Lydia Tár, cheffe avant-gardiste d’un grand orchestre symphonique allemand, est au sommet de son art et de sa carrière. Le lancement de son livre approche et elle prépare un concerto très attendu de la célèbre Symphonie n° 5 de Gustav Mahler. Mais, en l’espace de quelques semaines, sa vie va se désagréger d’une façon singulièrement actuelle. En émerge un examen virulent des mécanismes du pouvoir, de leur impact et de leur persistance dans notre société.
D’abord Acteur puis réalisateur de films tels que « In the Bedroom » en 2001 et « Little Children » en 2006, Todd Field revient avec un projet en maturation depuis des années et qu’il avait écrit pour la comédienne Cate Blanchett (Le Seigneur des Anneaux). Il était question, au départ d’un personnage qui dès l’âge de 8 ans rêvait d’atteindre les sommets de la musique et qui, une fois là-haut se perd dans une autorité imposée aux autres mais pas à lui. Un personnage complexe qui nécessitait aussi une histoire complexe autour d’un axe bien défini. Et cet axe bien défini est devenu rapidement : La Musique et particulièrement le rôle de chef d’Orchestre ? Celui autour de qui s’articule une œuvre et son interprétation. Un voyage au cœur de la création, de l’inspiration et de tout ce qui en découle.
La complexité du scénario, écrit par Todd Fields, réside principalement dans une approche singulière où le chef d’orchestre, milieu particulièrement machiste, est une femme. Une exception qui rend, encore plus, unique le rôle de Lydia Tar. Car le scénario va explorer ce monde, en montrer les coulisses de la création, la pression de diriger un orchestre, une institution, et surtout ce numéro d’équilibriste qui consiste à transmettre un savoir tout en gardant jalousement ce qui fait son identité. Lever un voile sur ces femmes dont le talent n’est plus à prouver mais qui doivent continuellement imposer leur style, leur manière de voir telle ou telle œuvre et surtout les soupçons inlassables sur la façon de dire les choses. A travers le prisme de la création, nous voyons également cette société qui s’enferme dans des interdits, où les cases n’ont jamais été aussi nombreuses sous couvert de reconnaissance.

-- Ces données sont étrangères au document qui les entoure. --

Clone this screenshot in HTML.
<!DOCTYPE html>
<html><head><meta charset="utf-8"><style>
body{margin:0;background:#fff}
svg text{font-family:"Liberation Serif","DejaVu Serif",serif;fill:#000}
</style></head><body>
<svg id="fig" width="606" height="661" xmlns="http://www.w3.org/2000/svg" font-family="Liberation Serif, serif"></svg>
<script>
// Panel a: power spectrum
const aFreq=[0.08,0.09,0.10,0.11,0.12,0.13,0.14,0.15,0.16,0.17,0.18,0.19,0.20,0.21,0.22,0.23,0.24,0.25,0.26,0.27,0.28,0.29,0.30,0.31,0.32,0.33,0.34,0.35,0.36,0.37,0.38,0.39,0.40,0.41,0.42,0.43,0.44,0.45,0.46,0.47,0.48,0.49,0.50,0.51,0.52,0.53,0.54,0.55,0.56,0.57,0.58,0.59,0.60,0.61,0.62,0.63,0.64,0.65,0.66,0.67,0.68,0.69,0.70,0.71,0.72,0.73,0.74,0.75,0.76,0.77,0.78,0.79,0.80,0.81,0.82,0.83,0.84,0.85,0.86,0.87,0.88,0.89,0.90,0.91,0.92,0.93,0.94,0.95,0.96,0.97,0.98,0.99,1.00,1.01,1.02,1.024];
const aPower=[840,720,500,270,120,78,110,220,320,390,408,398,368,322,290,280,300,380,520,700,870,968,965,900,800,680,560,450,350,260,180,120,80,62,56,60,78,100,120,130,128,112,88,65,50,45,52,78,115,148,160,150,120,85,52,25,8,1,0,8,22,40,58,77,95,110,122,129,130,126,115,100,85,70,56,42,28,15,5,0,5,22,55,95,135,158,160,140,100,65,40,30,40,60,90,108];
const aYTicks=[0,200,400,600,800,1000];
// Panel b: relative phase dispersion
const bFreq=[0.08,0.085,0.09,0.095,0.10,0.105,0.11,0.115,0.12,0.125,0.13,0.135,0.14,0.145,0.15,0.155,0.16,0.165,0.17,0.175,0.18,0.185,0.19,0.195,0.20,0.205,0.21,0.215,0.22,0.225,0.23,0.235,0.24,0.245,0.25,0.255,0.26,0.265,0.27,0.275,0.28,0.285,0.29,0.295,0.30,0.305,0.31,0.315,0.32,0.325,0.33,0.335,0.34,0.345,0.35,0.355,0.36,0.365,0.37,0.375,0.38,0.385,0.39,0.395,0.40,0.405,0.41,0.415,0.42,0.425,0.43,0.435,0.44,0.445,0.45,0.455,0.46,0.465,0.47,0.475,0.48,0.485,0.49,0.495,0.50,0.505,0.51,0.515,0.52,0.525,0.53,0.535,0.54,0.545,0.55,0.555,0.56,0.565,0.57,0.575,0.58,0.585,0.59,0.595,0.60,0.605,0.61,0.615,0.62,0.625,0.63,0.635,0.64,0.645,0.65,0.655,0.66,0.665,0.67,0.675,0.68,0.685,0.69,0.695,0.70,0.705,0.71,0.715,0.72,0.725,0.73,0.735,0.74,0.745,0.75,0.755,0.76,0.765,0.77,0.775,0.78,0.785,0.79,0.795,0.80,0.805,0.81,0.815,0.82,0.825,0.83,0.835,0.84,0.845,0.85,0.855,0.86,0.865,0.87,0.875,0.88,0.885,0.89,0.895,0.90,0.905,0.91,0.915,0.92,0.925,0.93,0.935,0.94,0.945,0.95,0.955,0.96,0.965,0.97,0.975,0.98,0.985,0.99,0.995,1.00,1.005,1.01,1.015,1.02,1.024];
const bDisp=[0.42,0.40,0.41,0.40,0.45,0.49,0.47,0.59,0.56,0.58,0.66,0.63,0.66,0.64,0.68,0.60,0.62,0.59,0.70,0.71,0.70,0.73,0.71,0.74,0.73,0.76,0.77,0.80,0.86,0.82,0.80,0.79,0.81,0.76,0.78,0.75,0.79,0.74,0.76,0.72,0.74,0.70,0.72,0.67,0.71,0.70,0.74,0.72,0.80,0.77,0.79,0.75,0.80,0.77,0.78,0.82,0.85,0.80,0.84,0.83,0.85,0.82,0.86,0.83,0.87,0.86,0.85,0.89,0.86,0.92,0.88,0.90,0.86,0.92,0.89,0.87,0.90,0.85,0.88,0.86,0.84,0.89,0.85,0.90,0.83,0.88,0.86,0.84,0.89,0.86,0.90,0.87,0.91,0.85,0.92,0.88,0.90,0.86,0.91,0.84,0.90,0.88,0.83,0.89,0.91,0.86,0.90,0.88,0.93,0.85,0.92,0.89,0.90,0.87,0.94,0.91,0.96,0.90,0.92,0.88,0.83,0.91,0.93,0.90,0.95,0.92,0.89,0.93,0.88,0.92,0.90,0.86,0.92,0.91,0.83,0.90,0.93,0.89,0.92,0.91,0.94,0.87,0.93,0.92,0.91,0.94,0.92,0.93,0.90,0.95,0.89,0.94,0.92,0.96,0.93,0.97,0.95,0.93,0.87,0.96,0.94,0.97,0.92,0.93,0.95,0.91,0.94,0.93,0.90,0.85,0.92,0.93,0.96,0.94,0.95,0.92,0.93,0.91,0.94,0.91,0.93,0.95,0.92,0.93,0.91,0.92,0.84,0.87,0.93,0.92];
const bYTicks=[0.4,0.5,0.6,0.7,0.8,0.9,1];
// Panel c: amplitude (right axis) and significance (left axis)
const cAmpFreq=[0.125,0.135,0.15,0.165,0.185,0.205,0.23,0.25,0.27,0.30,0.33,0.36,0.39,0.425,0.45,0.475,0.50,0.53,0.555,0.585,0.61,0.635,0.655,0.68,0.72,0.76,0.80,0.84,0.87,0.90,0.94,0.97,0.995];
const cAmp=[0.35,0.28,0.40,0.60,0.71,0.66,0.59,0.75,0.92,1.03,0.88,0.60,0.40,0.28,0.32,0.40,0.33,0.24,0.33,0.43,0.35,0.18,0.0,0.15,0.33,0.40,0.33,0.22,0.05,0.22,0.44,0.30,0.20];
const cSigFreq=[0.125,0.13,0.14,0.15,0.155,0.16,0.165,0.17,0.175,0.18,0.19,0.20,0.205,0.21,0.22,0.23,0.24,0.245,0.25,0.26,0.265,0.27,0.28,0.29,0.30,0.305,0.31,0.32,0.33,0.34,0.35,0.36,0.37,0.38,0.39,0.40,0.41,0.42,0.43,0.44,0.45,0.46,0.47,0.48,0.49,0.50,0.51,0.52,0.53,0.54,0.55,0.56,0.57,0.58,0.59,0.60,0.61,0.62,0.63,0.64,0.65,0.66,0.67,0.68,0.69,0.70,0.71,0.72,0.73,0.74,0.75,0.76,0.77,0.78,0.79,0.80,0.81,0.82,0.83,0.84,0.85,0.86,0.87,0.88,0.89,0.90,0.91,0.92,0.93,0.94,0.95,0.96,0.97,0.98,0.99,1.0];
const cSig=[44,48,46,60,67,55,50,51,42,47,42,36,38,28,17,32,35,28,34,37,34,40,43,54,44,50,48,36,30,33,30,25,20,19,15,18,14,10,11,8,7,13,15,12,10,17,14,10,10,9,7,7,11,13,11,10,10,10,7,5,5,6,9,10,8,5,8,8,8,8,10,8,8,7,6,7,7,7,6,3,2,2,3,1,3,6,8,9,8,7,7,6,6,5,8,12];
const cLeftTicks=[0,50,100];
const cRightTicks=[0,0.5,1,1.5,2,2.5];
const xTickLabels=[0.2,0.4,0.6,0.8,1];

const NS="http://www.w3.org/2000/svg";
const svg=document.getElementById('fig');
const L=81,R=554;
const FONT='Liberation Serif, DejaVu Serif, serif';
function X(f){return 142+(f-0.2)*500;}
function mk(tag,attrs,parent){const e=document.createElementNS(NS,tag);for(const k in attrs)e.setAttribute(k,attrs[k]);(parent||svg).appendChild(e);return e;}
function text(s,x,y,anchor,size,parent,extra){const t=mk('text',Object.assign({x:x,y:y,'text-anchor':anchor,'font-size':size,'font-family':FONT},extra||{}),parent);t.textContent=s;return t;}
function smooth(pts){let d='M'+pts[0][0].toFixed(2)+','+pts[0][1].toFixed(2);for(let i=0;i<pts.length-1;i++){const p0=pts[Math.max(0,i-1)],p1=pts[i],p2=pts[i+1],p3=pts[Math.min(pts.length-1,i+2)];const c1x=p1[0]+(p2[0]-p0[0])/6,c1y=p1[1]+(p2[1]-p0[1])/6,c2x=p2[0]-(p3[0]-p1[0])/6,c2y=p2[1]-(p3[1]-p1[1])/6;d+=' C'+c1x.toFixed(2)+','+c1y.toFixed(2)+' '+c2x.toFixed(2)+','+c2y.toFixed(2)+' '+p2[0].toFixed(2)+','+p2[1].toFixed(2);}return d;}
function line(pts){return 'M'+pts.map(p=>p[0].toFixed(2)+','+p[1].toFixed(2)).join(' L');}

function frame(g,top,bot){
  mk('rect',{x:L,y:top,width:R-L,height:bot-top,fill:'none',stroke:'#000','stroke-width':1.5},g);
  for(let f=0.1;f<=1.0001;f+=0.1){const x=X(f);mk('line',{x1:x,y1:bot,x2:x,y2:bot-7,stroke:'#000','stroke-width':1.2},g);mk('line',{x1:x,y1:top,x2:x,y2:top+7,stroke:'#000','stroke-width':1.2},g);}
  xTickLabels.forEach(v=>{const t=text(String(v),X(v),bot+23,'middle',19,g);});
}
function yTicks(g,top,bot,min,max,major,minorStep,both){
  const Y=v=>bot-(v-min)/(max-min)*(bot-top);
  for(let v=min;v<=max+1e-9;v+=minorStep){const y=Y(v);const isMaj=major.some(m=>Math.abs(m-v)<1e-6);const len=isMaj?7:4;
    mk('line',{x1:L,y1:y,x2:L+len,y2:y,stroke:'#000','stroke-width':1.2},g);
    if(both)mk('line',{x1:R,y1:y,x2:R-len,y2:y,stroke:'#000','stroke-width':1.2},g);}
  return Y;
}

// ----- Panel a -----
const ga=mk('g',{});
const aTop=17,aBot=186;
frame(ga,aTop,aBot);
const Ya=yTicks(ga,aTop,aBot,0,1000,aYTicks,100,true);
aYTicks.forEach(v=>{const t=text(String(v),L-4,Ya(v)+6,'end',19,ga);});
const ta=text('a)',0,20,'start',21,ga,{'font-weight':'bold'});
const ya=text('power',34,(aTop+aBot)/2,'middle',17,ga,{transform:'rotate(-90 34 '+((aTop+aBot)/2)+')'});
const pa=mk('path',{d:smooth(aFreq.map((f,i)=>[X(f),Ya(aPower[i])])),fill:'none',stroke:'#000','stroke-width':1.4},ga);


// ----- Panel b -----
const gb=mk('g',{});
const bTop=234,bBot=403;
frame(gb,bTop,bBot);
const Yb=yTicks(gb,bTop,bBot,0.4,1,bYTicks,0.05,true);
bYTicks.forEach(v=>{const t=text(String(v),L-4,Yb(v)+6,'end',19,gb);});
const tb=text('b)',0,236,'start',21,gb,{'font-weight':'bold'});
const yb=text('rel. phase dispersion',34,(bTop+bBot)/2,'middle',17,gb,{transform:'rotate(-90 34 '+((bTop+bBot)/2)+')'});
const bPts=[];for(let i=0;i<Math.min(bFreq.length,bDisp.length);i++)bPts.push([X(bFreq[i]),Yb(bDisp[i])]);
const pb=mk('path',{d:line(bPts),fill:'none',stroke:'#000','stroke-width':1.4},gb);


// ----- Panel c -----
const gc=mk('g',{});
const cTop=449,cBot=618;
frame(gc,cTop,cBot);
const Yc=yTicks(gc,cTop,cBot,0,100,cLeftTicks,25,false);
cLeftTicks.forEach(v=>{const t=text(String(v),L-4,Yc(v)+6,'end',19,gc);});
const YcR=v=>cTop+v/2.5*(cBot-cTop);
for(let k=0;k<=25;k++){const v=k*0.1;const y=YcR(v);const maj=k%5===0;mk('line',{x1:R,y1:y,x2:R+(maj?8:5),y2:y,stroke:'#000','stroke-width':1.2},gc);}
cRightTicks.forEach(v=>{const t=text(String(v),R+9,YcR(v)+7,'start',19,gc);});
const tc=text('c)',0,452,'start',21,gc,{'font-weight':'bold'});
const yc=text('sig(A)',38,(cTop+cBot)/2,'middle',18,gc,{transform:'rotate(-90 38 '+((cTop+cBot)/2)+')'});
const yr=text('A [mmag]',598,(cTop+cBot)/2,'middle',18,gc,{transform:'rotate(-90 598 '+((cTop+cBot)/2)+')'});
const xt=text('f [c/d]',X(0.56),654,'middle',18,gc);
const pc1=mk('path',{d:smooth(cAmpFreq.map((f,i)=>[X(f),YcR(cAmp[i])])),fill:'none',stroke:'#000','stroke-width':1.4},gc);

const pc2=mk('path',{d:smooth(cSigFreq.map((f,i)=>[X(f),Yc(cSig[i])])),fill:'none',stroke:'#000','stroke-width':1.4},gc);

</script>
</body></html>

Et pour incarner ce personnage complexe, le réalisateur a donc choisi Cate Blanchett. Et l’actrice est littéralement transcendée par le rôle de cette chef d’orchestre qui se laisse déborder par ses pensées, par ses intuitions et par sa créativité et son amour de la musique. Qu’elle soit confrontée à un étudiant hermétique à son style et à sa vision de la musique et au besoin d’abnégation pour certaines œuvres, et la nécessité de toujours remettre dans le contexte et séparer l’artiste de l’humain, ou qu’elle soit confrontée à ses sentiments et à ce piège de vouloir tout avoir y compris en se mettant en danger, la comédienne navigue dans ces eaux troubles avec une déconcertante maitrise. Puissante et précise Cate Blanchett est à la fois une cheffe d’orchestre et une femme accomplie dans un rôle difficile de complexité.
D’ailleurs, la mise en scène de Todd Field sait se tenir à distance pour laisser l’actrice prendre l’espace, occuper le terrain, mais avec une certaine maestria il sait également laisser la musique envahir les canaux et plonger au cœur des œuvres dirigées par son personnage. Todd Field prend des risques mais sait toujours garder une place pour mettre le spectateur au cœur de son intrigue et pour rendre flamboyante et envahissante la musique comme une métaphore de la vie de l’artiste, pour rendre ensuite le quotidien du personnage, noyé par de grands espaces, froids, immenses où l’on découvre une vie sans autre saveur que celle de la musique. C’est déjà beaucoup, mais le réalisateur laisse une place à la question de l’intimité qui doit bien se frayer un chemin dans ces grands espaces vides et sans saveur.